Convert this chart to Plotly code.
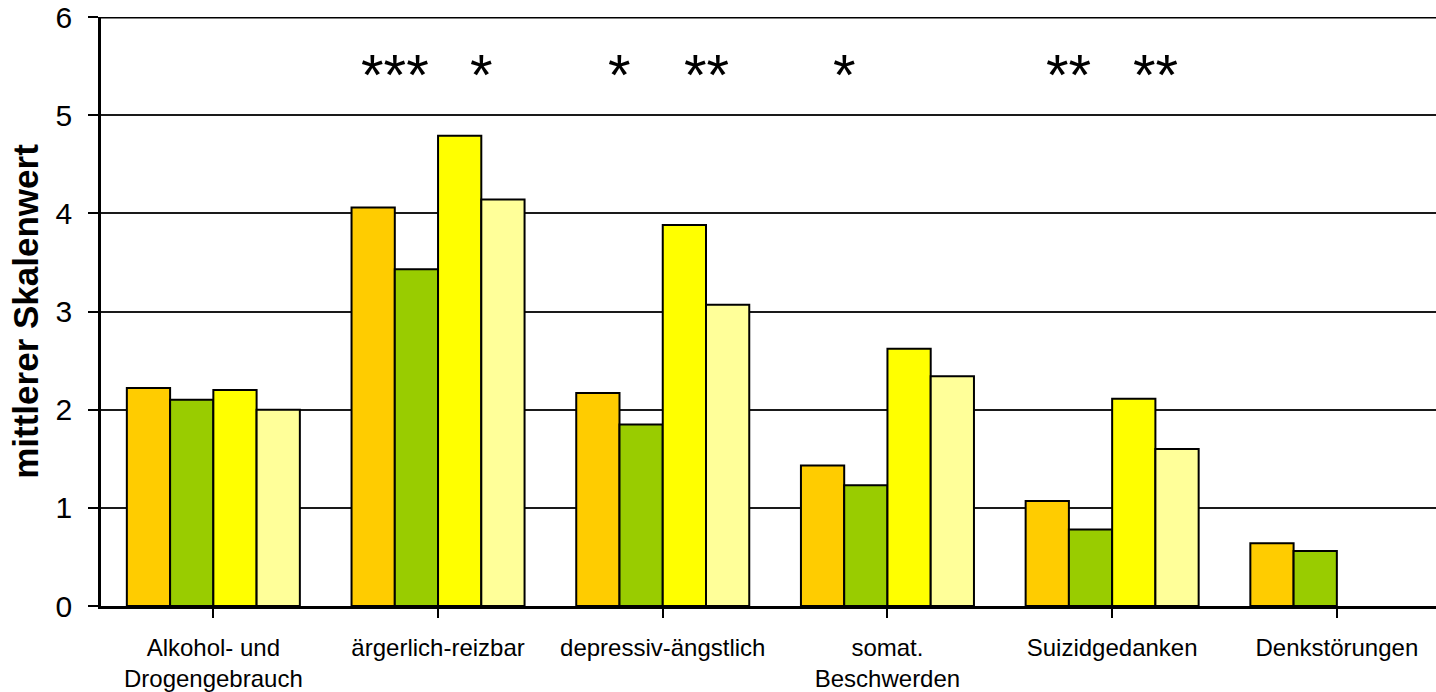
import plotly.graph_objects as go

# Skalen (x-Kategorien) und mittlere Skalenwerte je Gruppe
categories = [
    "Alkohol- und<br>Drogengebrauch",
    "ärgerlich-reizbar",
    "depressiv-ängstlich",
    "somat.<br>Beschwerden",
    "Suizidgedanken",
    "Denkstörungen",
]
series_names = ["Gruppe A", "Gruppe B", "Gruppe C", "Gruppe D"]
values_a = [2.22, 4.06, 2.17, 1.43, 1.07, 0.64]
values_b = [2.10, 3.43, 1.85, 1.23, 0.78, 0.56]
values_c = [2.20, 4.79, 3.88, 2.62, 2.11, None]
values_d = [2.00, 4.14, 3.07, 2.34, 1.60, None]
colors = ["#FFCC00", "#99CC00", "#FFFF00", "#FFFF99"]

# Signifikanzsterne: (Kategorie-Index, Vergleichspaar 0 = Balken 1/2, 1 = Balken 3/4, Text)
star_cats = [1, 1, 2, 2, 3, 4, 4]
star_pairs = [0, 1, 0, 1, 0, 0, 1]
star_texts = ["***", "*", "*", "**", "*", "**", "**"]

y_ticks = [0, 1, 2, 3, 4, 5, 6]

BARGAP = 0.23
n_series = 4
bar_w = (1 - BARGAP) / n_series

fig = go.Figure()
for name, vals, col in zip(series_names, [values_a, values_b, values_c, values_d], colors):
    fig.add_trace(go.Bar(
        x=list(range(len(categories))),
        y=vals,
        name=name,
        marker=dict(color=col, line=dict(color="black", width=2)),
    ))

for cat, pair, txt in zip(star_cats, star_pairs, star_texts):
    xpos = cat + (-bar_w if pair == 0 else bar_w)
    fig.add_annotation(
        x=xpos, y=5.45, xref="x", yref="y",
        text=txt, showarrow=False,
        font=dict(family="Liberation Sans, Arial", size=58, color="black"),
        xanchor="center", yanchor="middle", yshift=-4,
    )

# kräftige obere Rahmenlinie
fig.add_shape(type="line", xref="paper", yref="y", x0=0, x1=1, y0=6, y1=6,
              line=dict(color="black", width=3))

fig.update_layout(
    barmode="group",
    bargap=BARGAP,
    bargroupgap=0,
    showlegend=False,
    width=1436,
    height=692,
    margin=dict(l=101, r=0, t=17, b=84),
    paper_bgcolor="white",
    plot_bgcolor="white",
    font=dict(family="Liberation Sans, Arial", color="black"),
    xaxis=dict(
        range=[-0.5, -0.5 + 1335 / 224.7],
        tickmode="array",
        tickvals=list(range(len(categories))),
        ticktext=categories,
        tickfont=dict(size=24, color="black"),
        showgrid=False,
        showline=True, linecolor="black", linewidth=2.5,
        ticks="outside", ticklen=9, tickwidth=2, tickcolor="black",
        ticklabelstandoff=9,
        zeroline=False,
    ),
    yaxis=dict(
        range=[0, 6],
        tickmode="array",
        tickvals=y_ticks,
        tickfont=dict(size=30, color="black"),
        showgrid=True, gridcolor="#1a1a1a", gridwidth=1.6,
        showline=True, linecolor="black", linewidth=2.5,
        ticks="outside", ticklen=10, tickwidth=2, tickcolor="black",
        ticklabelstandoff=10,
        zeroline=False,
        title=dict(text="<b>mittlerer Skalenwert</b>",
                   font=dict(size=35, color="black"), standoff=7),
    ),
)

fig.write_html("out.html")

Problem details: Output exactly the span of lines from the top of the listing through the line holding "import plotly.graph_objects as go", and leave every picture out.

Complete answer:
Convert this chart to Plotly code.
import plotly.graph_objects as go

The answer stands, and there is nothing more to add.